COLUMBIA — The casket of Clementa Pinckney is heavy, both physically and symbolically.
Sergeant Derrick J. Gamble of the South Carolina Highway Patrol said he felt both weights as he and his unit his carried the state senator inside the capitol for the last time. Pinckney was brought there Wednesday on a horse-drawn caisson to lie in repose a week after he and eight others were gunned down inside their church by a racist.
Gamble said his 11-year-old daughter had asked him this week, “Why did he shoot them?” and added that someone told her that all white people were “mean.”
“I said, ‘Stop right there,’” Gamble said. He told his daughter that mean people can come in any color and to give people the benefit of the doubt until they give you a reason to think otherwise.
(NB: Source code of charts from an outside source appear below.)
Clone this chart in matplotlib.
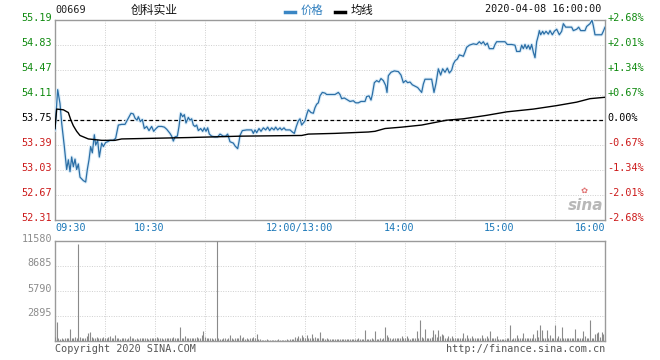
import matplotlib
matplotlib.use("Agg")
import matplotlib.pyplot as plt
from matplotlib.transforms import ScaledTranslation

# ---------------- data ----------------
code = "00669"
name = "创科实业"
timestamp = "2020-04-08 16:00:00"
prev_close = 53.75
price_ticks = [52.31, 52.67, 53.03, 53.39, 53.75, 54.11, 54.47, 54.83, 55.19]
price_labels = ["52.31", "52.67", "53.03", "53.39", "53.75", "54.11", "54.47", "54.83", "55.19"]
pct_labels = ["-2.68%", "-2.01%", "-1.34%", "-0.67%", "0.00%", "+0.67%", "+1.34%", "+2.01%", "+2.68%"]
grid_minutes = [0, 30, 60, 90, 120, 150, 180, 210, 240, 270, 300, 330]
time_labels = ["09:30", "", "10:30", "", "", "12:00/13:00", "", "14:00", "", "15:00", "", "16:00"]
vol_ticks = [2895, 5790, 8685, 11580]
vol_labels = ["2895", "5790", "8685", "11580"]
legend_price = "价格"
legend_avg = "均线"
copyright_text = "Copyright 2020 SINA.COM"
url_text = "http://finance.sina.com.cn"

# price keypoints (minute index since 09:30 on a 330-minute session, price)
price_t = [0, 1.6, 3, 4, 5.6, 7, 8, 9, 10, 11, 12, 13, 14, 15, 17, 18.4, 19.4, 20.4, 21.4, 22.4,
           23.6, 24.4, 25.6, 26.6, 28, 29, 30.4, 31.6, 33, 35, 36.4, 38, 40, 42, 44, 45.6, 47, 48,
           49.2, 50, 51.2, 52.4, 53.6, 55, 56.4, 58, 59.2, 60.6, 62, 64, 65.6, 67, 69, 70, 71, 72,
           73.4, 74.4, 75.4, 76.6, 77.6, 78.6, 80, 81, 82, 83, 84, 85, 86, 87.4, 88.6, 89.6, 90.6,
           91.6, 92.6, 94, 96, 97.6, 99, 101, 102.4, 103.6, 105, 107, 108, 109.6, 110.4, 111,
           112.4, 115, 118, 119, 120, 121, 122.4, 123.6, 125, 126.4, 127.6, 128.8, 130, 131.4,
           132.4, 133.6, 135, 136, 137.4, 138.4, 141, 142.4, 143.6, 144.8, 146, 147, 148, 149, 150,
           151, 152, 153.6, 155, 156, 157, 158, 159, 160.4, 162, 163, 166, 168, 170, 171, 172,
           173.6, 175, 177, 179, 180.4, 182, 183.6, 186, 187, 188.4, 189.6, 190.4, 191.6, 193,
           194.4, 195.6, 197, 198.4, 199.2, 200, 201.6, 203.6, 206, 207.6, 209, 210.4, 211.6, 213,
           214.4, 216, 217.6, 219, 220, 221, 222, 226, 227.4, 228.6, 230, 231.4, 232.6, 234, 235.4,
           236.6, 238, 239, 240.2, 241.4, 242.6, 244, 245, 246, 247, 248.6, 251, 253, 254.6, 255.8,
           257, 258.2, 259.4, 260.6, 263, 264, 265, 268, 270, 271.4, 274, 276, 277, 279, 280, 281,
           282, 283, 284, 285, 286, 287, 288, 289, 290, 290.6, 291.4, 292.6, 293.4, 294.6, 296,
           297, 298.4, 299.6, 301, 302.6, 304, 305, 306.4, 308, 310, 311, 313, 314.2, 315.4, 318,
           319, 321, 322.2, 323, 324, 328, 329, 330]
price_v = [53.60, 54.18, 53.98, 53.70, 53.36, 53.03, 53.17, 53.00, 53.21, 53.07, 53.18, 53.03,
           53.11, 52.92, 52.87, 52.85, 53.03, 53.17, 53.36, 53.27, 53.53, 53.38, 53.45, 53.21,
           53.41, 53.36, 53.42, 53.43, 53.45, 53.45, 53.48, 53.67, 53.68, 53.68, 53.77, 53.84,
           53.83, 53.77, 53.74, 53.79, 53.72, 53.75, 53.62, 53.65, 53.59, 53.65, 53.58, 53.62,
           53.65, 53.65, 53.64, 53.61, 53.55, 53.51, 53.44, 53.50, 53.51, 53.65, 53.84, 53.79,
           53.82, 53.70, 53.78, 53.74, 53.76, 53.67, 53.65, 53.67, 53.59, 53.62, 53.58, 53.63,
           53.58, 53.63, 53.54, 53.51, 53.50, 53.50, 53.54, 53.51, 53.51, 53.54, 53.43, 53.41,
           53.37, 53.33, 53.43, 53.52, 53.59, 53.60, 53.60, 53.55, 53.60, 53.56, 53.62, 53.58,
           53.63, 53.60, 53.64, 53.59, 53.63, 53.60, 53.64, 53.60, 53.63, 53.60, 53.63, 53.60,
           53.60, 53.57, 53.55, 53.65, 53.73, 53.76, 53.67, 53.70, 53.73, 53.82, 53.89, 53.85,
           53.84, 53.92, 53.97, 53.99, 54.09, 54.14, 54.13, 54.11, 54.11, 54.11, 54.14, 54.11,
           54.05, 54.06, 54.04, 54.01, 54.02, 53.99, 53.99, 54.01, 54.01, 54.08, 54.09, 54.03,
           54.11, 54.28, 54.31, 54.29, 54.34, 54.31, 54.24, 54.14, 54.38, 54.43, 54.45, 54.44,
           54.39, 54.28, 54.31, 54.28, 54.29, 54.25, 54.23, 54.21, 54.17, 54.14, 54.26, 54.33,
           54.33, 54.14, 54.27, 54.48, 54.39, 54.48, 54.43, 54.49, 54.42, 54.46, 54.55, 54.60,
           54.62, 54.68, 54.67, 54.66, 54.72, 54.79, 54.82, 54.84, 54.83, 54.87, 54.84, 54.87,
           54.82, 54.85, 54.77, 54.77, 54.83, 54.87, 54.87, 54.87, 54.83, 54.83, 54.82, 54.73,
           54.73, 54.82, 54.77, 54.83, 54.77, 54.82, 54.76, 54.83, 54.72, 54.64, 54.87, 54.96,
           55.03, 54.97, 55.02, 54.98, 55.02, 54.98, 55.03, 54.97, 55.02, 55.05, 54.97, 55.02,
           55.13, 55.08, 55.08, 55.08, 55.03, 55.05, 55.08, 55.03, 55.03, 55.09, 55.13, 55.18,
           55.10, 54.97, 54.97, 55.02, 55.08]

# average-price keypoints
avg_t = [0, 1, 5, 8, 9.4, 11, 13, 15, 20, 28, 36, 40, 60, 80, 111, 148, 152, 168, 188, 192,
         198, 208, 220, 235, 245, 259, 271, 287, 301, 313, 321, 330]
avg_v = [53.62, 53.90, 53.89, 53.85, 53.75, 53.66, 53.58, 53.52, 53.47, 53.45, 53.45, 53.47,
         53.48, 53.49, 53.51, 53.52, 53.54, 53.55, 53.57, 53.58, 53.62, 53.64, 53.67, 53.74,
         53.76, 53.81, 53.86, 53.90, 53.95, 54.00, 54.05, 54.07]

# per-minute volume, minute 0..330
volume = [
    350, 2120, 260, 220, 300, 200, 280, 250, 320, 1350,
    300, 240, 380, 260, 11120, 420, 300, 260, 340, 560,
    820, 960, 400, 300, 280, 350, 260, 300, 240, 380,
    300, 260, 350, 500, 280, 240, 600, 300, 260, 220,
    280, 250, 300, 220, 260, 480, 300, 240, 200, 260,
    220, 280, 300, 260, 240, 300, 220, 260, 280, 240,
    300, 420, 260, 240, 280, 220, 300, 260, 240, 280,
    300, 450, 280, 260, 300, 1540, 280, 340, 520, 300,
    260, 280, 300, 240, 320, 380, 260, 300, 640, 1080,
    420, 300, 260, 280, 240, 220, 260, 11580, 240, 200,
    220, 260, 240, 200, 260, 580, 240, 220, 260, 240,
    300, 640, 260, 420, 220, 240, 200, 260, 300, 400,
    280, 700, 200, 120, 100, 80, 100, 120, 80, 100,
    90, 110, 80, 100, 120, 90, 100, 80, 110, 120,
    100, 130, 150, 200, 420, 260, 520, 300, 600, 420,
    280, 640, 300, 240, 700, 280, 380, 300, 260, 1040,
    300, 260, 200, 240, 180, 160, 200, 180, 150, 200,
    180, 160, 220, 150, 180, 200, 160, 180, 150, 220,
    200, 180, 250, 200, 180, 220, 1160, 200, 180, 220,
    260, 200, 1080, 220, 200, 240, 220, 260, 1580, 580,
    400, 260, 220, 240, 280, 260, 300, 240, 500, 260,
    240, 500, 260, 220, 300, 280, 260, 1080, 320, 2320,
    360, 280, 1310, 300, 260, 280, 380, 1160, 700, 400,
    1250, 500, 800, 600, 300, 280, 560, 300, 500, 280,
    260, 300, 280, 260, 240, 920, 300, 680, 260, 300,
    500, 260, 300, 280, 260, 300, 580, 260, 300, 500,
    260, 1080, 300, 280, 240, 500, 200, 180, 220, 200,
    180, 240, 260, 1810, 200, 240, 260, 690, 280, 300,
    260, 850, 240, 260, 300, 280, 240, 700, 280, 1160,
    400, 1740, 1200, 300, 280, 1230, 300, 580, 260, 240,
    1740, 280, 500, 260, 1620, 300, 260, 280, 240, 260,
    300, 260, 1310, 280, 260, 300, 280, 1080, 500, 300,
    280, 2320, 300, 260, 700, 850, 1040, 400, 1040, 700,
    1160,
]
vol_minutes = list(range(len(volume)))

# ---------------- style ----------------
W, H = 660, 360
MONO = "DejaVu Sans Mono"
CJK = ["Noto Sans CJK SC", "DejaVu Sans"]
FS = 7.3
GREEN = "#0f8a0f"
RED = "#cc1a1a"
BLUE_T = "#1c78b8"
LINE_BLUE = "#2c6fa6"
HALO = "#dcedf9"
GRID = "#cfcfcf"
SPINE = "#9a9a9a"
VOLC = "#8a8a8a"

fig = plt.figure(figsize=(W / 100, H / 100), dpi=100)
fig.patch.set_facecolor("white")


def px_axes(x0, y0, x1, y1):
    return fig.add_axes([x0 / W, 1 - y1 / H, (x1 - x0) / W, (y1 - y0) / H])


def shift(dx_px, dy_px):
    return ScaledTranslation(dx_px / 100, dy_px / 100, fig.dpi_scale_trans)


ax = px_axes(55, 19.5, 605, 219.5)
axv = px_axes(55, 240.5, 605, 340.5)

for a in (ax, axv):
    a.set_xlim(0, 330)
    a.set_xticks(grid_minutes)
    for s in a.spines.values():
        s.set_color(SPINE)
        s.set_linewidth(1.0)
    a.grid(True, color=GRID, linestyle=(0, (1, 1.5)), linewidth=0.7)
    a.set_axisbelow(True)
    a.tick_params(length=0)

# main panel
ax.set_ylim(price_ticks[0], price_ticks[-1])
ax.set_yticks(price_ticks)
ax.set_yticklabels(price_labels, fontfamily=MONO, fontsize=FS)
ax.tick_params(axis="y", pad=2.2)
for lab, v in zip(ax.get_yticklabels(), price_ticks):
    lab.set_color(GREEN if v > prev_close else (RED if v < prev_close else "black"))
    lab.set_transform(lab.get_transform() + shift(0, 2.5))

ax.set_xticklabels(time_labels, fontfamily=MONO, fontsize=FS, color=BLUE_T)
ax.tick_params(axis="x", pad=2.5)
xl = ax.get_xticklabels()
for i, lab in enumerate(xl):
    if i == 0:
        lab.set_horizontalalignment("left")
    elif i == len(xl) - 1:
        lab.set_horizontalalignment("right")
    else:
        lab.set_transform(lab.get_transform() + shift(-5.5, 0))

# reference line at previous close
ax.axhline(prev_close, color="black", linestyle=(0, (3, 2)), linewidth=0.9, zorder=2)

ax.plot(price_t, price_v, color=HALO, linewidth=2.4, solid_joinstyle="round", zorder=3)
ax.plot(price_t, price_v, color=LINE_BLUE, linewidth=0.9, zorder=4)
ax.plot(avg_t, avg_v, color="black", linewidth=1.0, zorder=5)

# right percentage axis
axr = ax.twinx()
axr.set_ylim(price_ticks[0], price_ticks[-1])
axr.set_yticks(price_ticks)
axr.set_yticklabels(pct_labels, fontfamily=MONO, fontsize=FS)
axr.tick_params(length=0, pad=1.5)
for s in axr.spines.values():
    s.set_visible(False)
for lab, v in zip(axr.get_yticklabels(), price_ticks):
    lab.set_color(GREEN if v > prev_close else (RED if v < prev_close else "black"))
    lab.set_transform(lab.get_transform() + shift(0, 2.5))

# sina watermark
ax.text(0.965, 0.07, "sina", transform=ax.transAxes, ha="center", va="center",
        fontsize=11, fontstyle="italic", fontweight="bold", color="#b8b8b8",
        fontfamily="DejaVu Sans", zorder=1)
ax.text(0.962, 0.145, "✿", transform=ax.transAxes, ha="center", va="center",
        fontsize=6, color="#e07070", fontfamily="DejaVu Sans", zorder=1)

# volume panel
axv.set_ylim(0, vol_ticks[-1])
axv.set_yticks(vol_ticks)
axv.set_yticklabels(vol_labels, fontfamily=MONO, fontsize=FS, color="#8c8c8c")
axv.tick_params(axis="y", pad=2.2)
for lab in axv.get_yticklabels():
    lab.set_transform(lab.get_transform() + shift(0, 3))
axv.set_xticklabels([])
axv.vlines(vol_minutes, 0, volume, color=VOLC, linewidth=0.8, zorder=3)

# header
fig.text(55 / W, 1 - 10 / H, code, fontfamily=MONO, fontsize=FS, color="#222222", ha="left", va="center")
fig.text(131 / W, 1 - 10 / H, name, family=CJK, fontsize=8.5, color="#111111", ha="left", va="center")
fig.lines.append(plt.Line2D([285 / W, 295 / W], [1 - 12 / H, 1 - 12 / H], transform=fig.transFigure,
                            color="#3a86c4", linewidth=2.5))
fig.text(301 / W, 1 - 10 / H, legend_price, family=CJK, fontsize=8.2, color="#2f7fbf", ha="left", va="center")
fig.lines.append(plt.Line2D([335 / W, 345 / W], [1 - 12 / H, 1 - 12 / H], transform=fig.transFigure,
                            color="black", linewidth=2.5))
fig.text(351 / W, 1 - 10 / H, legend_avg, family=CJK, fontsize=8.2, color="#111111", ha="left", va="center")
fig.text(601 / W, 1 - 9.5 / H, timestamp, fontfamily=MONO, fontsize=FS, color="#111111", ha="right", va="center")

# footer
fig.text(55 / W, 1 - 349 / H, copyright_text, fontfamily=MONO, fontsize=FS, color="#555555", ha="left", va="center")
fig.text(605 / W, 1 - 349 / H, url_text, fontfamily=MONO, fontsize=FS, color="#555555", ha="right", va="center")

fig.savefig("out.png", dpi=100, facecolor="white")
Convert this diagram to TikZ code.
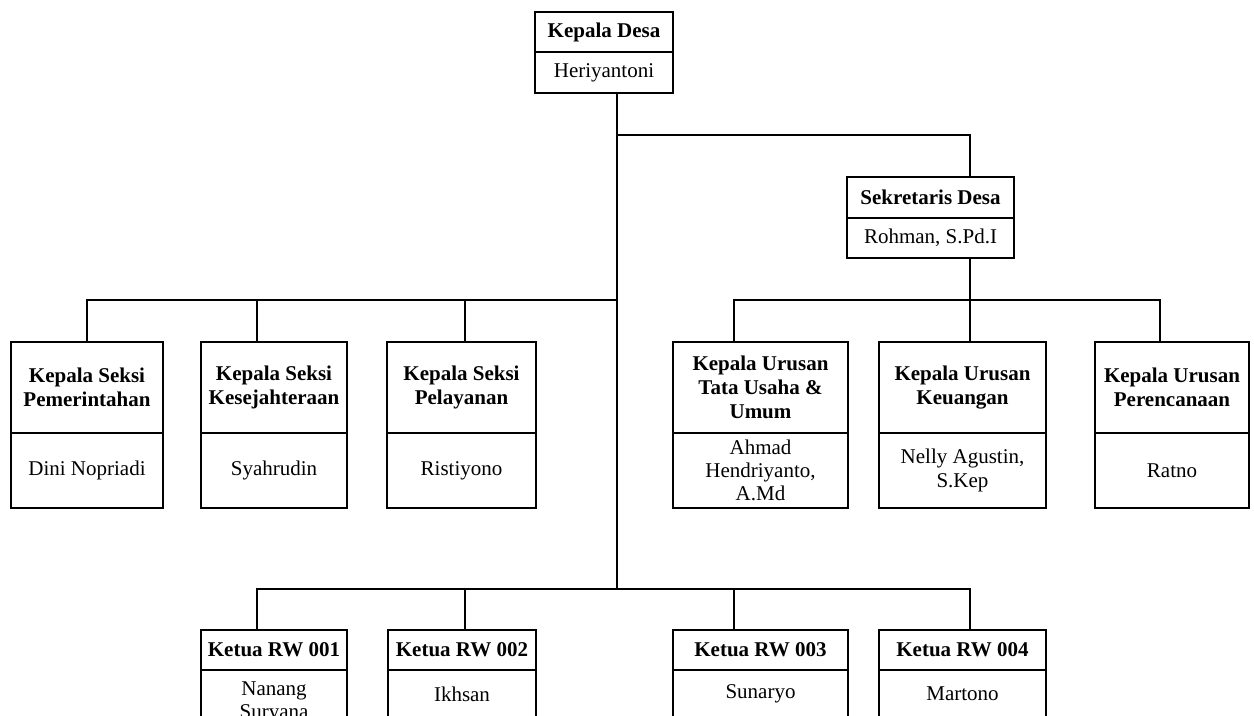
\documentclass[tikz,border=0pt]{standalone}
\usepackage{fontspec}
\setmainfont{Liberation Serif}

\tikzset{
  head/.style={draw, line width=1pt, align=center, inner sep=0pt, fill=white,
    font=\fontsize{10.5}{11.9}\selectfont\bfseries},
  person/.style={draw, line width=1pt, align=center, inner sep=0pt, fill=white,
    font=\fontsize{10.5}{11.6}\selectfont},
  link/.style={line width=1pt}
}

\begin{document}
\begin{tikzpicture}[x=0.5pt,y=-0.5pt]
\useasboundingbox (0,0) rectangle (1254,716);
\clip (0,0) rectangle (1254,716);

% columns of the stems and the trunk
\coordinate (x1) at (87,0);
\coordinate (x2) at (257,0);
\coordinate (x3) at (465,0);
\coordinate (x4) at (734,0);
\coordinate (x5) at (970,0);
\coordinate (x6) at (1160,0);
\coordinate (t1) at (617,135);
\coordinate (t2) at (617,300);
\coordinate (t3) at (617,589);

% kepala desa
\node[head, minimum width=69pt, minimum height=20pt] at (604,32) (kdh) {Kepala Desa};
\node[person, minimum width=69pt, minimum height=20.5pt] at (604,72.5) (kdn) {Heriyantoni};

% sekretaris
\node[head, minimum width=83.5pt, minimum height=20.5pt] at (930.5,197.5) (sdh) {Sekretaris Desa};
\node[person, minimum width=83.5pt, minimum height=20pt] at (930.5,238) (sdn) {Rohman, S.Pd.I};

% kepala seksi
\node[head, minimum width=76pt, minimum height=45.5pt] at (87,387.5) (kasi1) {Kepala Seksi\\Pemerintahan};
\node[person, minimum width=76pt, minimum height=37.5pt] at (87,470.5) (kasin1) {Dini Nopriadi};
\node[head, minimum width=73pt, minimum height=45.5pt] at (274,387.5) (kasi2) {Kepala Seksi\\Kesejahteraan};
\node[person, minimum width=73pt, minimum height=37.5pt] at (274,470.5) (kasin2) {Syahrudin};
\node[head, minimum width=74.5pt, minimum height=45.5pt] at (461.5,387.5) (kasi3) {Kepala Seksi\\Pelayanan};
\node[person, minimum width=74.5pt, minimum height=37.5pt] at (461.5,470.5) (kasin3) {Ristiyono};

% kepala urusan
\node[head, minimum width=87.5pt, minimum height=45.5pt] at (760.5,387.5) (kaur1) {Kepala Urusan\\Tata Usaha \&\\Umum};
\node[person, minimum width=87.5pt, minimum height=37.5pt] at (760.5,470.5) (kaurn1) {Ahmad\\Hendriyanto,\\A.Md};
\node[head, minimum width=83.5pt, minimum height=45.5pt] at (962.5,387.5) (kaur2) {Kepala Urusan\\Keuangan};
\node[person, minimum width=83.5pt, minimum height=37.5pt] at (962.5,470.5) (kaurn2) {Nelly Agustin,\\S.Kep};
\node[head, minimum width=77pt, minimum height=45.5pt] at (1172,387.5) (kaur3) {Kepala Urusan\\Perencanaan};
\node[person, minimum width=77pt, minimum height=37.5pt] at (1172,470.5) (kaurn3) {Ratno};

% ketua rw
\node[head, minimum width=73pt, minimum height=20pt] at (274,650) (rw1) {Ketua RW 001};
\node[person, minimum width=73pt, minimum height=32pt] at (274,702) (rwn1) {Nanang\\Suryana};
\node[head, minimum width=74pt, minimum height=20pt] at (462,650) (rw2) {Ketua RW 002};
\node[person, minimum width=74pt, minimum height=24pt] at (462,694) (rwn2) {Ikhsan};
\node[head, minimum width=87.5pt, minimum height=20pt] at (760.5,650) (rw3) {Ketua RW 003};
\node[person, minimum width=87.5pt, minimum height=24pt] at (760.5,694) (rwn3) {Sunaryo};
\node[head, minimum width=83.5pt, minimum height=20pt] at (962.5,650) (rw4) {Ketua RW 004};
\node[person, minimum width=83.5pt, minimum height=24pt] at (962.5,694) (rwn4) {Martono};

% lines
\draw[link] (kdn.south -| t1) -- (t3);
\draw[link] (t1) -| (x5 |- sdh.north);
\draw[link] (x1 |- kasi1.north) |- (t2);
\draw[link] (x2 |- t2) -- (x2 |- kasi2.north);
\draw[link] (x3 |- t2) -- (x3 |- kasi3.north);
\draw[link] (x5 |- sdn.south) -- (x5 |- kaur2.north);
\draw[link] (x4 |- kaur1.north) |- (x6 |- t2) -- (x6 |- kaur3.north);
\draw[link] (x2 |- rw1.north) |- (x5 |- t3) -- (x5 |- rw4.north);
\draw[link] (x3 |- t3) -- (x3 |- rw2.north);
\draw[link] (x4 |- t3) -- (x4 |- rw3.north);
\end{tikzpicture}
\end{document}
Gamble is not naive, though. Early in his career as a patrolman, Gamble stopped a driver who told him “No [he waves his hand] is taking me to jail.”
“I told him, ‘You’re right, but Trooper Gamble is taking you to jail.’”
Thousands lined up outside the statehouse to enter and view Pinckney’s open casket while the state’s notorious Confederate flag flapped nearby. Governor Nikki Haley on Monday asked the legislature to begin the process of taking down the flag, and lawmakers voted Tuesday to begin debate on the issue this summer. With a tight face, Haley welcomed the entourage for Pinckney to the back steps of the State House, where the flag memorial is not visible.
Gamble’s unit worked efficiently; the stomp of their boots drowned out by the whir and clicks of cameras. The 21-year veteran of the highway patrol said he takes great satisfaction in “doing the Pinckney family proud” and called the assignment “bittersweet.”
Soon after, Gamble took his turn standing at attention next to Pinckney’s casket—positioned behind a statue of John C. Calhoun, the state’s most famous defender of slavery—as mourners streamed by. The entire time his eyes were fixed on the far wall.